Geometric Algebra

Geometric algebra is one of those mathematical frameworks that makes you wonder why it isn’t taught everywhere. It’s a unification of many different mathematical systems — vectors, complex numbers, quaternions, spinors, differential forms — all under one consistent, elegant roof. Once you learn it, going back to the patchwork of separate formalisms feels clunky.

The foundation of geometric algebra is the “geometric product,” which combines the dot product and the wedge product (an extension of the cross product) into a single operation. This sounds like a minor notational convenience, but it turns out to be incredibly powerful. The geometric product lets you multiply vectors together in a way that captures both their magnitude relationship (how aligned they are) and their orientation relationship (the plane they define).

The connection to Linear Algebra is deep — geometric algebra is essentially linear algebra upgraded with a better multiplication operation. Standard linear algebra gives you vectors and matrices, which are great for computation but often obscure the geometric meaning of what you’re doing. Geometric algebra keeps the geometry front and center. Rotations, reflections, projections, and intersections all have clean, intuitive representations that don’t require you to juggle matrix indices.

One of the killer applications is in physics and computer graphics. Rotations in 3D are notoriously confusing with traditional tools — Euler angles have gimbal lock, rotation matrices are hard to interpolate, and quaternions work great but feel like magic because they lack geometric intuition. In geometric algebra, a rotation is just multiplication by a rotor, which has a clear geometric meaning: it’s the product of two vectors that define the plane of rotation.

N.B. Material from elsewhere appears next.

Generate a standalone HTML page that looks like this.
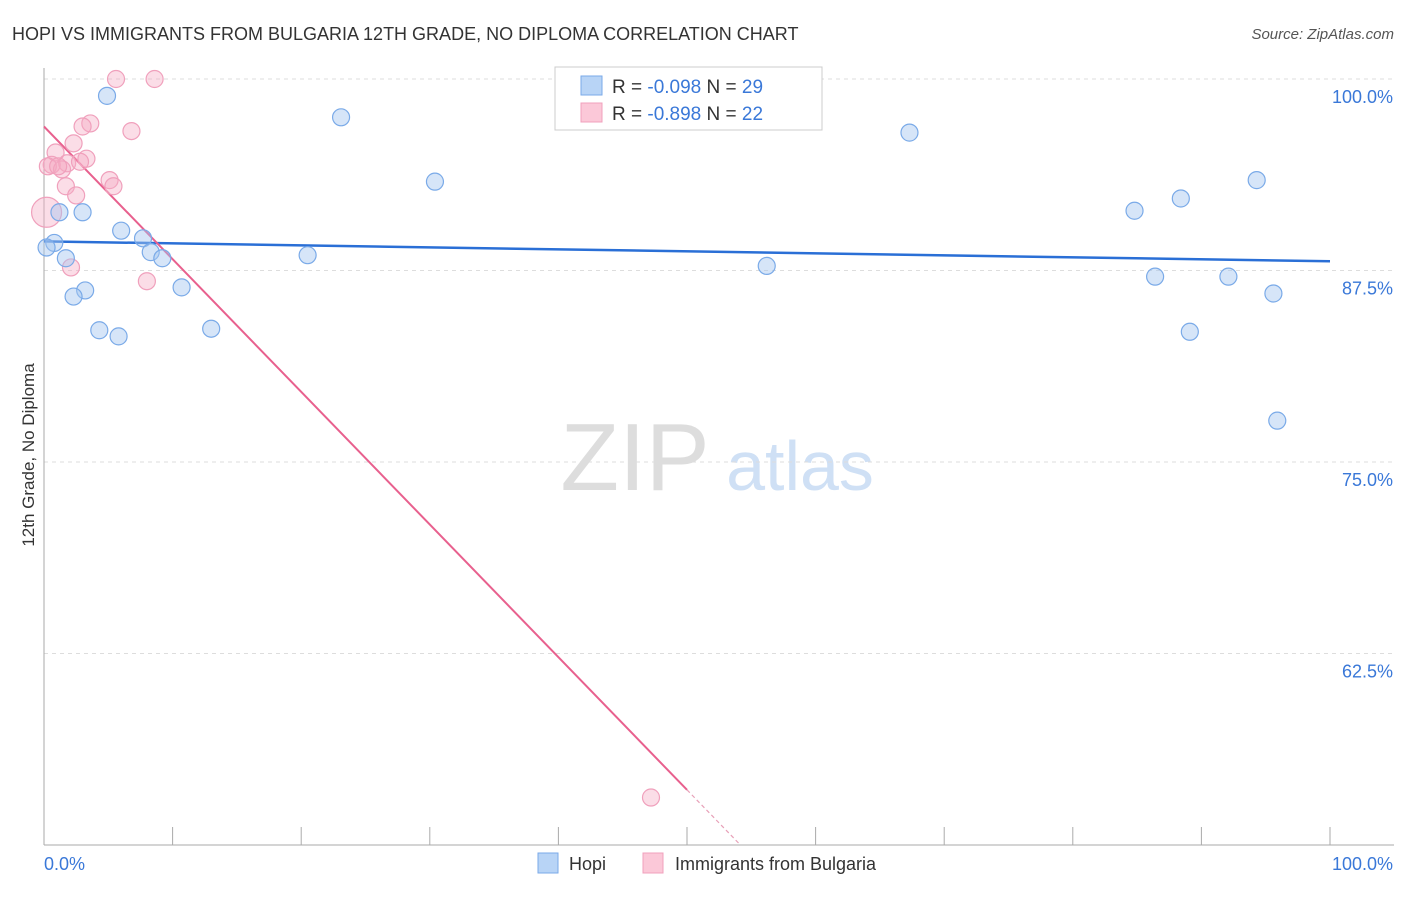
<!DOCTYPE html>
<html><head><meta charset="utf-8"><style>
body{margin:0;background:#fff;font-family:"Liberation Sans",sans-serif;}
svg text{font-family:"Liberation Sans",sans-serif;}
</style></head><body>
<svg id="chart" width="1406" height="892" xmlns="http://www.w3.org/2000/svg">
<text x="12" y="40" font-size="18" fill="#333">HOPI VS IMMIGRANTS FROM BULGARIA 12TH GRADE, NO DIPLOMA CORRELATION CHART</text>
<text x="1394" y="39" font-size="15" fill="#555" text-anchor="end" font-style="italic">Source: ZipAtlas.com</text>
<text transform="translate(34,455) rotate(-90)" font-size="17" fill="#333" text-anchor="middle">12th Grade, No Diploma</text>
<g>
<text x="635" y="490" font-size="96" fill="#ddd" text-anchor="middle" font-family="Liberation Serif,serif">ZIP</text>
<text x="800" y="490" font-size="70" fill="#cfe0f5" text-anchor="middle">atlas</text>
</g>
<g id="grid"></g><g id="axes"></g><g id="trend"></g><g id="pts"></g>
<g>
<rect x="555" y="67" width="267" height="63" fill="#fff" stroke="#ccc"/>
<rect x="581" y="76" width="21" height="19" fill="#b8d4f6" stroke="#7aaae8"/>
<text x="612" y="93" font-size="19" fill="#333">R = <tspan fill="#3a78d8">-0.098</tspan>   N = <tspan fill="#3a78d8">29</tspan></text>
<rect x="581" y="103" width="21" height="19" fill="#fbc8d8" stroke="#f0a0bc"/>
<text x="612" y="120" font-size="19" fill="#333">R = <tspan fill="#3a78d8">-0.898</tspan>   N = <tspan fill="#3a78d8">22</tspan></text>
</g>
<g>
<rect x="538" y="853" width="20" height="20" fill="#b8d4f6" stroke="#7aaae8"/>
<text x="569" y="870" font-size="18" fill="#333">Hopi</text>
<rect x="643" y="853" width="20" height="20" fill="#fbc8d8" stroke="#f0a0bc"/>
<text x="675" y="870" font-size="18" fill="#333">Immigrants from Bulgaria</text>
</g>
</svg>
<script>
const hopiX=[4.9,23.1,67.3,30.4,94.3,84.8,88.4,1.2,3.0,6.0,7.7,8.3,9.2,0.8,0.2,1.7,20.5,56.2,86.4,92.1,95.6,3.2,2.3,10.7,4.3,5.8,13.0,89.1,95.9];
const hopiY=[98.9,97.5,96.5,93.3,93.4,91.4,92.2,91.3,91.3,90.1,89.6,88.7,88.3,89.3,89.0,88.3,88.5,87.8,87.1,87.1,86.0,86.2,85.8,86.4,83.6,83.2,83.7,83.5,77.7];
const bulX=[5.6,8.6,3.6,3.0,6.8,2.3,0.9,3.3,0.6,0.3,1.8,1.4,2.8,5.1,5.4,1.7,2.5,0.2,2.1,8.0,47.2,1.1];
const bulY=[100,100,97.1,96.9,96.6,95.8,95.2,94.8,94.4,94.3,94.5,94.1,94.6,93.4,93.0,93.0,92.4,91.3,87.7,86.8,53.1,94.3];
const yTicks=[100,87.5,75,62.5];
const yTickLabels=["100.0%","87.5%","75.0%","62.5%"];
const hopiTrend=[89.4,88.1];
const bulTrend=[96.9,-0.866];
const NS="http://www.w3.org/2000/svg";
const sx=v=>44+v*12.86, sy=v=>79+(100-v)*15.32;
function mk(tag,attrs,parent){const e=document.createElementNS(NS,tag);for(const k in attrs)e.setAttribute(k,attrs[k]);document.getElementById(parent).appendChild(e);return e;}
yTicks.forEach((t,i)=>{
 const l=mk('line',{x1:44,x2:1394,y1:sy(t),y2:sy(t),stroke:'#ddd','stroke-dasharray':'4,4'},'grid');
 
 
 const tx=mk('text',{x:1393,y:sy(t)+24,'font-size':18,fill:'#3a78d8','text-anchor':'end'},'grid');
 tx.textContent=yTickLabels[i];
 
 
});
let a=mk('line',{x1:44,x2:44,y1:68,y2:845,stroke:'#aaa'},'axes');


a=mk('line',{x1:44,x2:1394,y1:845,y2:845,stroke:'#aaa'},'axes');


for(let i=0;i<=10;i++){const t=mk('line',{x1:sx(i*10),x2:sx(i*10),y1:827,y2:845,stroke:'#aaa'},'axes');
 
 }
let t0=mk('text',{x:44,y:870,'font-size':18,fill:'#3a78d8'},'axes');t0.textContent='0.0%';


t0=mk('text',{x:1393,y:870,'font-size':18,fill:'#3a78d8','text-anchor':'end'},'axes');t0.textContent='100.0%';


let tl=mk('line',{x1:sx(0),y1:sy(hopiTrend[0]),x2:sx(100),y2:sy(hopiTrend[1]),stroke:'#2a6fd6','stroke-width':2.5},'trend');


const xEnd=(50-bulTrend[0])/bulTrend[1];
tl=mk('line',{x1:sx(0),y1:sy(bulTrend[0]),x2:sx(50),y2:sy(bulTrend[0]+bulTrend[1]*50),stroke:'#e8608e','stroke-width':2},'trend');


tl=mk('line',{x1:sx(50),y1:sy(bulTrend[0]+bulTrend[1]*50),x2:sx(xEnd),y2:sy(50),stroke:'#e8a0b8','stroke-width':1.2,'stroke-dasharray':'4,3'},'trend');


bulX.forEach((x,i)=>{const c=mk('circle',{cx:sx(x),cy:sy(bulY[i]),r:(i==17?15:8.5),fill:'rgba(245,170,195,0.4)',stroke:'#f0a0bc','stroke-width':1.2},'pts');
 
 });
hopiX.forEach((x,i)=>{const c=mk('circle',{cx:sx(x),cy:sy(hopiY[i]),r:8.5,fill:'rgba(165,198,240,0.45)',stroke:'#7aaae8','stroke-width':1.2},'pts');
 
 });
</script>
</body></html>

Simple, composable, and free of singularities.

The relationship to Discrete Mathematics is less direct but still present. Geometric algebra provides algebraic structures (Clifford algebras) that appear in combinatorics, graph theory, and coding theory. The exterior algebra (which is a subset of geometric algebra) is used extensively in topology and discrete geometry.

What makes geometric algebra beautiful is its dimensional scalability. The same operations that work in 2D work in 3D, 4D, and arbitrary dimensions without modification. You don’t need separate tricks for each dimension. This unification is not just aesthetically pleasing — it means you learn one framework and can apply it everywhere, from electromagnetism to general relativity to robotics to machine learning.

The main barrier to adoption is inertia. Linear algebra and its various companion tools (complex numbers, quaternions, tensors) are deeply entrenched in education and industry. Learning geometric algebra requires unlearning some habits and rebuilding intuition. But for anyone doing work that involves geometry, physics, or 3D computation, the investment pays off generously. It’s one of those topics where you keep finding yourself saying “wait, that’s what that formula really means?”